> _WORK TO BE COMPLETED_
Pick every line from the data that holds the word "this".

> _LISTED ENTRIES_
====================

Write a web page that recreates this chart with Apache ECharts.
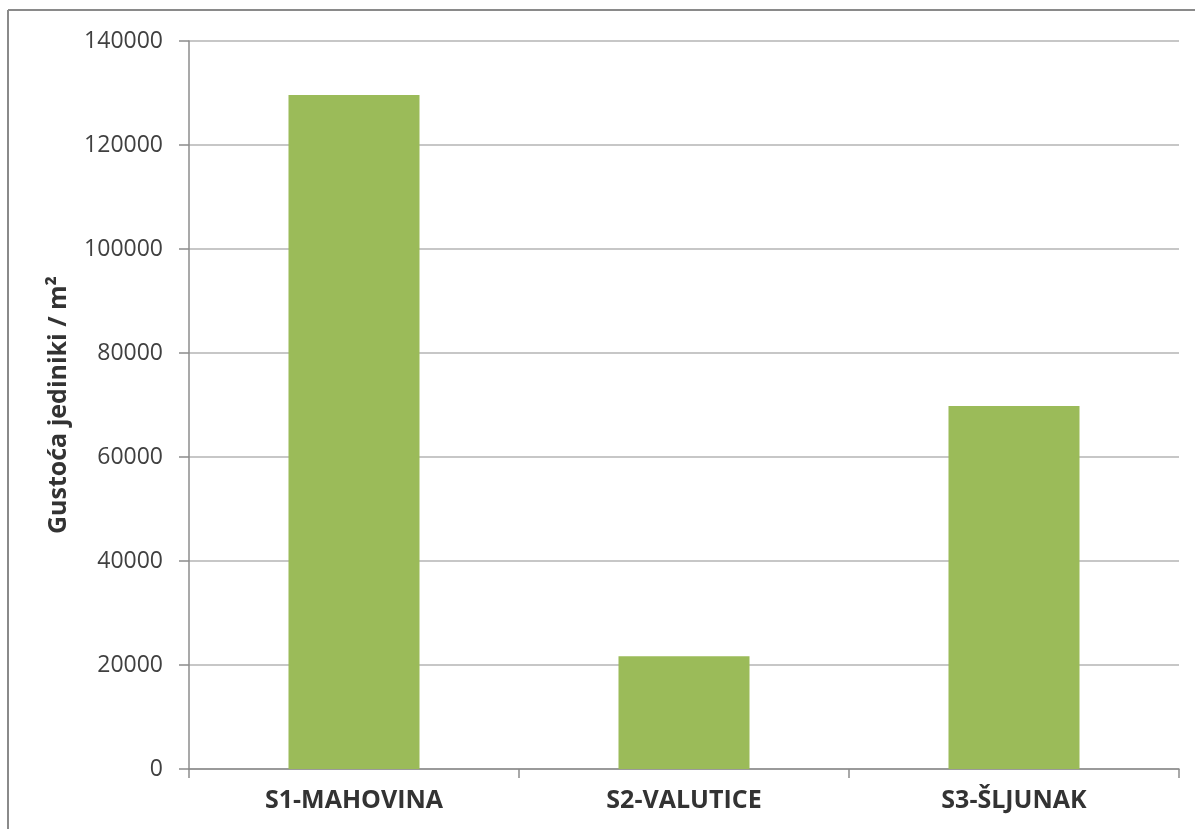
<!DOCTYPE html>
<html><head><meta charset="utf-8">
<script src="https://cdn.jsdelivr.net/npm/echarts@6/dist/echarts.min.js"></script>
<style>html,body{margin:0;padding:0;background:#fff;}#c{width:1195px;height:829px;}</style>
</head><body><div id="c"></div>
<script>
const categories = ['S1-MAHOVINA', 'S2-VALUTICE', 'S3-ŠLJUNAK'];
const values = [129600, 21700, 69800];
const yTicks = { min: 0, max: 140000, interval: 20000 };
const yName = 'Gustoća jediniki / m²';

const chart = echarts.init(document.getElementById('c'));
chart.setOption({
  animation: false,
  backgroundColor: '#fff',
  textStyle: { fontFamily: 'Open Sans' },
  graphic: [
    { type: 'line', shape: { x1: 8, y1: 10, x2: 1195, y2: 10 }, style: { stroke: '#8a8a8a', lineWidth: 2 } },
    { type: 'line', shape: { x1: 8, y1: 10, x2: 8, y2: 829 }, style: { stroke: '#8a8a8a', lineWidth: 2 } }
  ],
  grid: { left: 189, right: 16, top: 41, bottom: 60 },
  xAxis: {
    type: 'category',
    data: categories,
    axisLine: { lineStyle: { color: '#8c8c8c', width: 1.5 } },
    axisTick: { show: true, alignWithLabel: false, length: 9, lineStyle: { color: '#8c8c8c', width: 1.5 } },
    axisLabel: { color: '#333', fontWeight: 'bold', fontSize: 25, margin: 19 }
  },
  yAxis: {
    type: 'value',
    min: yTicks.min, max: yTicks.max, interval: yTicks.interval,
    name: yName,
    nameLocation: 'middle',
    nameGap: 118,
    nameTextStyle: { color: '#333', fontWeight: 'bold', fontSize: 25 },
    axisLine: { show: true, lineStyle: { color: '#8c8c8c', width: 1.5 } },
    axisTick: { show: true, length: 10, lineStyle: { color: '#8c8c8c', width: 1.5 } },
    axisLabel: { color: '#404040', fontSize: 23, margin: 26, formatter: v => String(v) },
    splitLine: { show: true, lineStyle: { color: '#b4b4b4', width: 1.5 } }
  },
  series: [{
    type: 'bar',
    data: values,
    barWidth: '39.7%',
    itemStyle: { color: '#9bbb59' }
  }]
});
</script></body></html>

====================

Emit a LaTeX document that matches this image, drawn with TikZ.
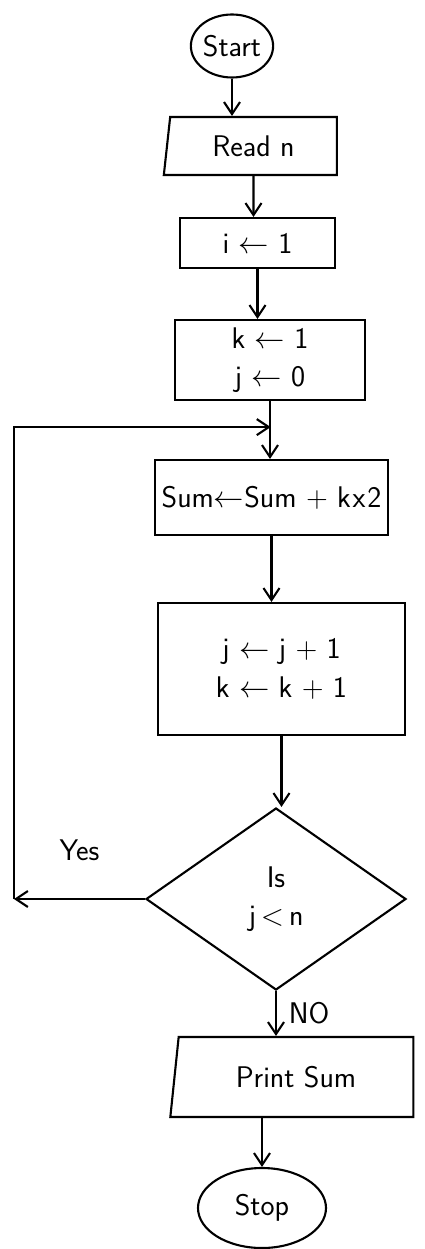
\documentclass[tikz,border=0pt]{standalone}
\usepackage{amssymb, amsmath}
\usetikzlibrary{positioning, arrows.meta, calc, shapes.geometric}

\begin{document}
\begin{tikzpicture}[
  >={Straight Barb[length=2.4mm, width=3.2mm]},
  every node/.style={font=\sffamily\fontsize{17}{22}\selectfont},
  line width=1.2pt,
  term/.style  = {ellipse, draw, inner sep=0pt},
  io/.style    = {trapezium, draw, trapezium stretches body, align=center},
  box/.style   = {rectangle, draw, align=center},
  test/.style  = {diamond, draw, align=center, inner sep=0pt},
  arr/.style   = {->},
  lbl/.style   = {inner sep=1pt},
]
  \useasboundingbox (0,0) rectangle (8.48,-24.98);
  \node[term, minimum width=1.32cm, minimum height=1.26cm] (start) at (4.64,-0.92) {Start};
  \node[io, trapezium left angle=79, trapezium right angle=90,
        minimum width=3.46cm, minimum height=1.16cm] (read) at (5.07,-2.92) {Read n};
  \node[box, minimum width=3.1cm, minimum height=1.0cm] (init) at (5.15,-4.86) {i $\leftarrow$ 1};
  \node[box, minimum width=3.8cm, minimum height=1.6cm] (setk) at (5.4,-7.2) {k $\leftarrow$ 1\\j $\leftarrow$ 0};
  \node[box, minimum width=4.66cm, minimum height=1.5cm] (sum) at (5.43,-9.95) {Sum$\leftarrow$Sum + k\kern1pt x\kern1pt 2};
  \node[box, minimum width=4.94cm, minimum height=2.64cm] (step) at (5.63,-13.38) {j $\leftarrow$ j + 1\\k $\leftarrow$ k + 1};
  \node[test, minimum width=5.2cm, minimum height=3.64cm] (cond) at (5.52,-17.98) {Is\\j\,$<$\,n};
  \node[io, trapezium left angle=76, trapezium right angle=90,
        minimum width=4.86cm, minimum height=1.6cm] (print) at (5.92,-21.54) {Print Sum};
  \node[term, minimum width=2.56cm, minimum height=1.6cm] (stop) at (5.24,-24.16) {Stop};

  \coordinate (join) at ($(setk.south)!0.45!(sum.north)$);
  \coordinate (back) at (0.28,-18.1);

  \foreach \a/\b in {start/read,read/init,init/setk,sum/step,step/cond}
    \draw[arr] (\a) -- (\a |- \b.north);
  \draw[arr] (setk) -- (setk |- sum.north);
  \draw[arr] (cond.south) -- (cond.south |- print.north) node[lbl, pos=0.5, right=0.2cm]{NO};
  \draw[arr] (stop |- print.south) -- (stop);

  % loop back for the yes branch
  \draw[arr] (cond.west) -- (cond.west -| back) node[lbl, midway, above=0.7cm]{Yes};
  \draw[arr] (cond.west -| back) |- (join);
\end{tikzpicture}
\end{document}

====================

> _FULL SOLUTION_
Write a web page that recreates this chart with Apache ECharts.
Emit a LaTeX document that matches this image, drawn with TikZ.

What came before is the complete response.